Baseball season is in full swing, but AT&T Park’s concession employees might be soon walking off the job after negotiations fell apart last week.
Talks disintegrated Thursday between Local Union 2 Unite Here — which represents the park’s concession employees —and Centerplate, which has a food vending contract with AT&T Park.
Centerplate said the union walked out during negotiations and refuses to provide a counter offer, spokesperson Sam Singer told SFBay:
“Local Union 2 didn’t give us a reason; they marched away from the table. We want them to come to their senses and come back to the table.”
However, Nichit Hegde, a spokesperson for Local Union 2, said a counter-proposal was offered and they did not walk out on negotiations.
She said the union gave Centerplate language regarding job security and is waiting for them to respond to their proposal. Employees want to know that their jobs are secured if and when Centerplate is replaced or if they ever sell the business:
“What happened was that Union Local 2 waited two hours and when they (Centerplate) finally showed up they didn’t have anything of substance to say. They really upset our members when they referred to job security as obnoxious.”

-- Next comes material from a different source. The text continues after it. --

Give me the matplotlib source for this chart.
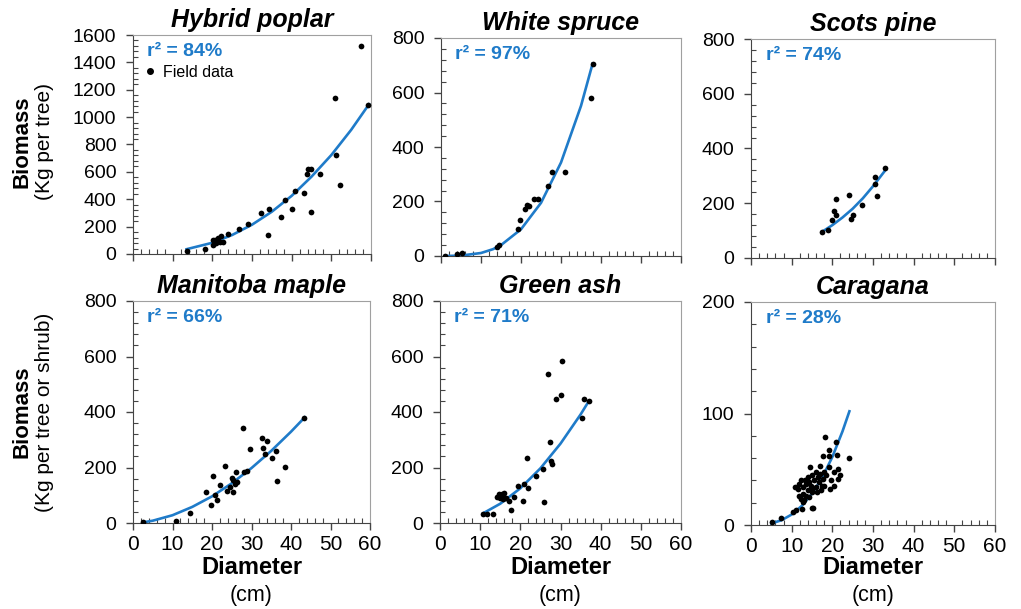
import matplotlib
matplotlib.use('Agg')
import matplotlib.pyplot as plt
from matplotlib.ticker import MultipleLocator
from matplotlib.lines import Line2D

plt.rcParams['font.family'] = ['Liberation Sans', 'DejaVu Sans']

# ---------------- data ----------------
titles = ['Hybrid poplar', 'White spruce', 'Scots pine',
          'Manitoba maple', 'Green ash', 'Caragana']
r2_labels = ['r\u00b2 = 84%', 'r\u00b2 = 97%', 'r\u00b2 = 74%',
             'r\u00b2 = 66%', 'r\u00b2 = 71%', 'r\u00b2 = 28%']

poplar_d = [13.6, 18.1, 20.1, 20.1, 20.7, 21.5, 22.1, 21.9, 22.6, 20.9, 24.0, 26.8, 29.1,
            32.2, 34.4, 34.1, 37.2, 38.3, 40.2, 40.8, 43.2, 43.8, 44.2, 44.9, 44.8, 47.2,
            50.8, 51.3, 52.2, 57.4, 59.3]
poplar_b = [24, 36, 68, 99, 104, 117, 128, 88, 85, 80, 148, 182, 221,
            302, 326, 141, 270, 391, 331, 457, 443, 581, 618, 620, 306, 581,
            1143, 725, 501, 1520, 1087]
poplar_fit_d = [13.5, 20, 25, 30, 35, 40, 45, 50, 55, 59.5]
poplar_fit_b = [35, 82, 139, 214, 309, 425, 565, 723, 907, 1094]

spruce_d = [1.0, 4.1, 5.3, 13.9, 14.6, 19.3, 19.8, 20.9, 21.4, 21.9, 23.3, 24.3, 26.8,
            27.8, 31.0, 37.4, 37.9]
spruce_b = [0, 6, 12, 32, 42, 100, 131, 171, 188, 184, 208, 208, 256,
            307, 307, 578, 705]
spruce_fit_d = [1, 5, 10, 13, 15, 20, 25, 30, 35, 37.9]
spruce_fit_b = [0, 1.5, 11, 25, 40, 98, 195, 343, 551, 706]

pine_d = [17.5, 19.0, 19.9, 20.4, 20.9, 20.9, 24.2, 24.6, 25.0, 27.4, 30.5, 30.5, 31.1, 33.0]
pine_b = [95, 104, 140, 171, 156, 216, 229, 143, 156, 195, 296, 272, 226, 327]
pine_fit_d = [17.4, 20, 22.5, 25, 27.5, 30, 33]
pine_fit_b = [95, 120, 148, 180, 218, 262, 320]

maple_d = [2.5, 10.9, 14.5, 18.5, 19.8, 20.3, 20.7, 21.2, 22.1, 23.2, 23.8, 24.6, 25.0,
           25.3, 25.4, 25.9, 26.0, 26.3, 27.8, 28.0, 28.8, 29.7, 32.6, 33.0, 33.4, 34.0,
           35.3, 36.2, 36.4, 38.6, 43.4]
maple_b = [2, 6, 36, 111, 66, 170, 100, 84, 138, 205, 114, 130, 162,
           110, 154, 141, 184, 146, 344, 182, 187, 268, 308, 271, 247, 296,
           235, 261, 152, 202, 380]
maple_fit_d = [3, 5, 10, 15, 20, 25, 30, 35, 40, 43.5]
maple_fit_b = [3.4, 8.3, 28, 58, 96, 143, 198, 260, 329, 381]

ash_d = [10.8, 11.8, 13.2, 14.2, 14.6, 15.0, 15.4, 15.8, 16.0, 16.5, 15.7, 17.3, 17.7,
         18.5, 19.3, 20.7, 20.8, 21.8, 21.7, 23.9, 25.6, 25.8, 27.3, 27.7, 28.0, 26.9,
         29.0, 30.1, 30.25, 35.4, 35.8, 37.2]
ash_b = [34, 34, 34, 94, 104, 89, 104, 94, 107, 89, 85, 80, 46,
         94, 133, 80, 140, 125, 234, 168, 195, 76, 292, 222, 214, 536,
         448, 461, 582, 377, 446, 438]
ash_fit_d = [10.8, 15, 20, 25, 30, 35, 37]
ash_fit_b = [35.5, 69.5, 125, 197, 286, 391, 438]

caragana_d = [5.1, 7.3, 10.3, 11.0, 12.6, 15.1, 18.2, 19.3, 20.9, 17.6, 19.2, 21.1, 24.2,
              14.5, 17.0, 19.3, 20.3, 21.5, 21.9, 21.5, 16.1, 17.0, 15.1, 16.4, 17.6,
              19.6, 20.3, 19.5, 12.3, 11.9, 11.5, 12.7, 13.5, 14.3, 14.7, 13.9, 15.1,
              15.9, 17.1, 17.5, 16.3, 12.7, 13.5, 12.3, 13.1, 14.3, 15.1, 12.7, 15.3,
              11.7, 10.9, 15.5, 18.0, 18.4, 16.6, 13.9, 13.3, 18.0]
caragana_b = [2.3, 6, 12, 13.5, 14, 15, 79, 67.5, 74, 61.5, 61.5, 62.4, 60,
              52, 53, 52, 47.4, 50.5, 45, 41, 47.4, 46, 44.4, 43, 41.4,
              40, 35.4, 32.4, 40, 37, 32.4, 34, 37, 38.4, 35.4, 31, 32.4,
              34, 31, 35.4, 29.4, 28, 26.4, 23.4, 22, 25, 29.4, 20.4, 15.3,
              26.4, 34, 40, 47.4, 44.4, 38.4, 43, 40.5, 35.4]
caragana_fit_d = [5, 7.5, 10, 12.5, 15, 17.5, 20, 22.5, 24.2]
caragana_fit_b = [1.4, 4.3, 9.4, 17.2, 28.1, 42.5, 61, 84, 102]

x_ticks = [0, 10, 20, 30, 40, 50, 60]
y_ticks_top_left = [0, 200, 400, 600, 800, 1000, 1200, 1400, 1600]
y_ticks_800 = [0, 200, 400, 600, 800]
y_ticks_caragana = [0, 100, 200]

# ---------------- layout ----------------
W, H = 1021, 609
fig = plt.figure(figsize=(W / 100, H / 100), dpi=100)
BLUE = '#1F7BC9'

boxes = [(133, 35, 371, 254), (441, 38, 681, 256), (751, 39, 995, 258),
         (133, 301, 370, 523), (440, 301, 681, 523), (751, 302, 995, 525)]

panels = [
    (poplar_d, poplar_b, poplar_fit_d, poplar_fit_b, y_ticks_top_left, 40),
    (spruce_d, spruce_b, spruce_fit_d, spruce_fit_b, y_ticks_800, 40),
    (pine_d, pine_b, pine_fit_d, pine_fit_b, y_ticks_800, 40),
    (maple_d, maple_b, maple_fit_d, maple_fit_b, y_ticks_800, 40),
    (ash_d, ash_b, ash_fit_d, ash_fit_b, y_ticks_800, 40),
    (caragana_d, caragana_b, caragana_fit_d, caragana_fit_b, y_ticks_caragana, 20),
]

for i, (box, (xd, yd, fx, fy, yt, yminor)) in enumerate(zip(boxes, panels)):
    l, t, r, b = box
    ax = fig.add_axes([l / W, 1 - b / H, (r - l) / W, (b - t) / H])
    ax.plot(fx, fy, color=BLUE, lw=1.9, zorder=2)
    ax.scatter(xd, yd, s=17, color='black', zorder=3, linewidths=0)
    ax.set_xlim(0, 60)
    ax.set_ylim(yt[0], yt[-1])
    ax.set_xticks(x_ticks)
    ax.set_yticks(yt)
    ax.xaxis.set_minor_locator(MultipleLocator(2))
    ax.yaxis.set_minor_locator(MultipleLocator(yminor))
    ax.tick_params(which='major', direction='out', length=5, width=1, color='#444444')
    ax.tick_params(which='minor', direction='in', length=3.5, width=0.8, color='#444444')
    ax.tick_params(axis='y', which='major', labelsize=14, pad=7)
    for s in ['left', 'bottom']:
        ax.spines[s].set_color('#444444')
    for s in ['top', 'right']:
        ax.spines[s].set_color('#a0a0a0')
    if i < 3:
        ax.tick_params(axis='x', labelbottom=False)
    else:
        ax.tick_params(axis='x', which='major', labelsize=15, pad=4)
    ax.set_title(titles[i], fontsize=18, fontweight='bold', style='italic', pad=6)
    ax.text(0.06, 0.925, r2_labels[i], transform=ax.transAxes, color=BLUE,
            fontsize=14, fontweight='bold', va='center', ha='left')
    if i == 0:
        h = Line2D([], [], marker='o', ls='', color='black', markersize=4)
        ax.legend([h], ['Field data'], loc='center left', bbox_to_anchor=(0.045, 0.83),
                  frameon=False, fontsize=11.5, handlelength=0.8, handletextpad=0.4,
                  borderaxespad=0, borderpad=0)
    if i >= 3:
        cx = (l + r) / 2 / W
        fig.text(cx, 1 - 568 / H, 'Diameter', ha='center', va='center',
                 fontsize=17, fontweight='bold')
        fig.text(cx, 1 - 595 / H, '(cm)', ha='center', va='center', fontsize=15.5)

fig.text(22 / W, 1 - 142 / H, 'Biomass', rotation=90, ha='center', va='center',
         fontsize=16, fontweight='bold')
fig.text(45 / W, 1 - 142 / H, '(Kg per tree)', rotation=90, ha='center', va='center',
         fontsize=15)
fig.text(22 / W, 1 - 412 / H, 'Biomass', rotation=90, ha='center', va='center',
         fontsize=16, fontweight='bold')
fig.text(45 / W, 1 - 412 / H, '(Kg per tree or shrub)', rotation=90, ha='center',
         va='center', fontsize=15)

fig.savefig('out.png', dpi=100)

As of May 13, 97 percent of union members voted to authorize a strike if negotiations were not successful. Hegde did not say how soon a strike might take place.
In the event workers strike, Singer said Centerplate has prepared for managers and staff from other Bay Area facilities to fill in and they will do their best to make sure the Giants fan experience is not disrupted.
Centerplate has continued to state that AT&T Park concession employees are the highest paid in the entire industry, earning $15 to $20 an hour with full medical benefits.
Hegde said their members love serving Giants fans, and some travel two hours to work for the healthcare benefits, but that the numbers are being taken out of context.
Since it is only a seasonal position, some employees are making $11,000 a year and living in public housing. Additionally, the cost of living in San Francisco is much higher than other areas in the industry:
“It’s a sad state of affairs if these workers are the highest-paid.”
Concession employees have been without a contract since 2010 and have been working on a year-to-year basis. They have not received a wage increase in the last three years.
The current contract proposed by Centerplate offers a 4.5 percent bonus to employees who worked more than 40 games in 2012, a 25 cent wage increase for this year and the next, a 9.2 percent increased contribution to union benefit plans and employer-paid healthcare for workers and their families.
Both parties have agreed to come to the table again in hopes of reaching agreement.